Using "Voltage controlled capacitors" aka cool stuff using X5R caps

This is mostly me rambling about “wrong” uses for X5R capacitors. People tend to avoid these as the plague, as their capacitance drops A LOT compared to other types.

The smaller the caps, the bigger capacitance drop can be achieved. 1u seems to be the sweet spot to get the biggest voltage drop (at least according to Kemet KSim). 0402 are rather tiny for hand soldering, 0603 should be a good compromise.

However, the max capacitance drop is slightly less than one order of magnitude. As a comparison, LDRs tend to have about two orders of magnitude change, JFETs even more. These however need additional circuitry (LEDs, biasing etc.) while capacitors just need the bias voltage, possibly straight from the LFO (or none additional circuitry at all!).

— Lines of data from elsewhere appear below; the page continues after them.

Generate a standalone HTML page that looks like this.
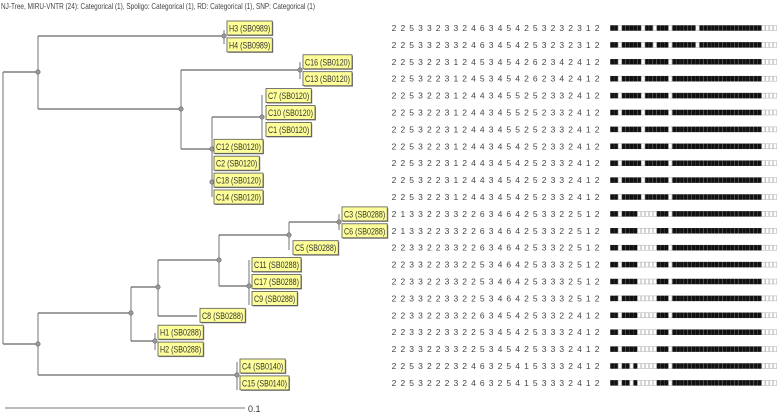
<!DOCTYPE html>
<html><head><meta charset="utf-8">
<style>
html,body{margin:0;padding:0;background:#fff;}
svg{display:block;font-family:"Liberation Sans",sans-serif;}
</style></head>
<body>
<svg id="chart" width="778" height="413" viewBox="0 0 778 413">
<text x="1" y="9" font-size="8.5" fill="#444" textLength="314" lengthAdjust="spacingAndGlyphs">NJ-Tree, MIRU-VNTR (24): Categorical (1), Spoligo: Categorical (1), RD: Categorical (1), SNP: Categorical (1)</text>
<g id="tree"></g>
<g id="labels"></g>
<g id="miru"></g>
<g id="spol"></g>
<line x1="5" y1="408" x2="245" y2="408" stroke="#777" stroke-width="1"/>
<text x="248" y="412" font-size="9" fill="#333">0.1</text>
</svg>
<script>
const leafNames = ["H3 (SB0989)","H4 (SB0989)","C16 (SB0120)","C13 (SB0120)","C7 (SB0120)","C10 (SB0120)","C1 (SB0120)","C12 (SB0120)","C2 (SB0120)","C18 (SB0120)","C14 (SB0120)","C3 (SB0288)","C6 (SB0288)","C5 (SB0288)","C11 (SB0288)","C17 (SB0288)","C9 (SB0288)","C8 (SB0288)","H1 (SB0288)","H2 (SB0288)","C4 (SB0140)","C15 (SB0140)"];
const miruProfiles = [
"225332332463454253232312","225332332463454253232312",
"225322312453454262342412","225322312453454262342412",
"225322312443455252332412","225322312443455252332412","225322312443455252332412",
"225322312443454252332412","225322312443454252332412","225322312443454252332412","225322312443454252332412",
"213322332263464253322512","213322332263464253322512",
"223322332263464253322512",
"223322332253464253332512","223322332253464253332512","223322332253464253332512",
"223322332263454253322412",
"223322332253454253332412","223322332253454253332412",
"225322232463254153332412","225322232463254153332412"];
const spoligoTypes = {
"SB0989":"1101111101101110111111011111111111111111110000".slice(0,43),
"SB0120":"1101111101111110111111111111111111111110000",
"SB0288":"1101111000001110111111111111111111111110000",
"SB0140":"1101101000001110111111111111111111111110000"};
// fix SB0989: 2b,1w,5b,1w,2b,1w,3b,1w,6b,1w,16b,4w
spoligoTypes["SB0989"]="11"+"0"+"11111"+"0"+"11"+"0"+"111"+"0"+"111111"+"0"+"1111111111111111"+"0000";

const NS="http://www.w3.org/2000/svg";
const rowY = i => 28 + i*16.9;
function mk(tag, attrs, parent){const e=document.createElementNS(NS,tag);for(const k in attrs)e.setAttribute(k,attrs[k]);parent.appendChild(e);return e;}

// tree: [x, yTop, yBottom, dotY] verticals and horizontals
const tree=document.getElementById('tree');
const V=[[3,72,344],[38,36,109],[224,30,44],[181,70,149],[300,62,79],[262,95,140],[212,117,197],[38,313,375],[131,287,341],[158,260,316],[219,235,286],[289,222,250],[339,214,230],[249,260,305],[155,333,350],[237,362,390]];
const H=[[3,38,72],[3,38,344],[38,224,36],[38,181,109],[181,300,70],[181,212,149],[212,262,117],[38,131,313],[38,237,375],[131,158,287],[131,155,341],[158,219,260],[158,197,316],[219,289,235],[219,249,286],[289,339,222]];
V.forEach(v=>{const l=mk('line',{x1:v[0],x2:v[0],y1:v[1],y2:v[2],stroke:'#8a8a8a','stroke-width':1.2},tree);

});
H.forEach(h=>{const l=mk('line',{x1:h[0],x2:h[1],y1:h[2],y2:h[2],stroke:'#666','stroke-width':1.2},tree);

});
const dots=[[38,72],[224,36],[181,109],[300,70],[262,117],[212,149],[212,182],[38,344],[131,313],[158,287],[155,341],[219,260],[289,235],[339,222],[249,286],[237,375]];
dots.forEach(d=>{const c=mk('circle',{cx:d[0],cy:d[1],r:2.2,fill:'#999',stroke:'#666','stroke-width':0.6},tree);

});

const labelX=[227,227,303,303,266,266,266,214,214,214,214,342,342,293,252,252,252,200,158,158,240,240];
const labels=document.getElementById('labels');
leafNames.forEach((n,i)=>{
  const y=rowY(i), w=n.length*3.75+4;
  const g=mk('g',{},labels);
  
  
  mk('rect',{x:labelX[i]+1,y:y-6,width:w,height:14,fill:'#888'},g);
  mk('rect',{x:labelX[i],y:y-7,width:w,height:14,fill:'#ffff99',stroke:'#555','stroke-width':0.8},g);
  const t=mk('text',{x:labelX[i]+2,y:y+3.5,'font-size':9.5,fill:'#333',textLength:w-4,lengthAdjust:'spacingAndGlyphs'},g);
  t.textContent=n;
});

const miru=document.getElementById('miru');
miruProfiles.forEach((p,i)=>{
  const y=rowY(i);
  [...p].forEach((d,j)=>{
    const t=mk('text',{x:394+j*8.83,y:y+3,'font-size':8.5,fill:'#444','text-anchor':'middle'},miru);
    
    
    t.textContent=d;
  });
});

const spol=document.getElementById('spol');
leafNames.forEach((n,i)=>{
  const code=n.match(/SB\d+/)[0];
  const pat=spoligoTypes[code];
  const y=rowY(i);
  for(let j=0;j<43;j++){
    const r=mk('rect',{x:610.5+j*3.88,y:y-2.5,width:3.2,height:5,fill:pat[j]==='1'?'#111':'#fff',stroke:pat[j]==='1'?'#111':'#aaa','stroke-width':0.5},spol);
    
    
  }
});
</script>
</body></html>
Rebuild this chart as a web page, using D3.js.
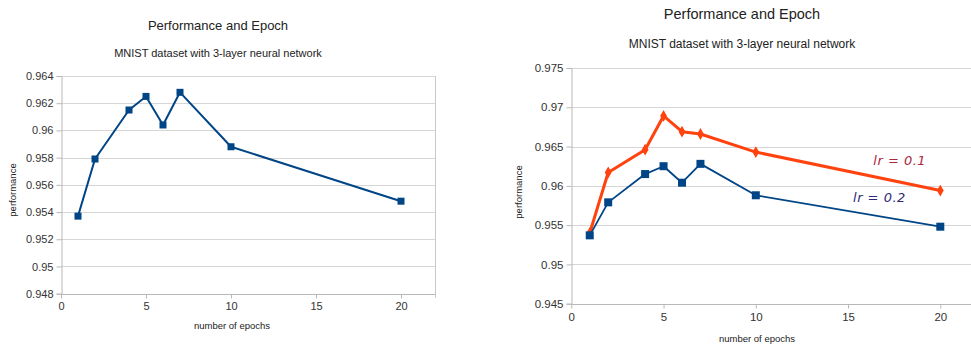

I might try to do a Phase 90 clone using these caps, as the conversion is theoretically rather simple:

More promising use for these caps would be filters. In these circuits series caps do not seem to work as well (if working means higher distortion from input signal). 1u caps are rather big and would limit to very small resistor sizes. Smaller caps do still work similarly but with lower capacitance drop.

As an example, creating passive “reverse slewing filters” (= highpass filter that limits louder signals instead of lowpass) would be really easy:

There is a VST called Capacitor2 from Airwindows to check out what these kinds of filters would sound like.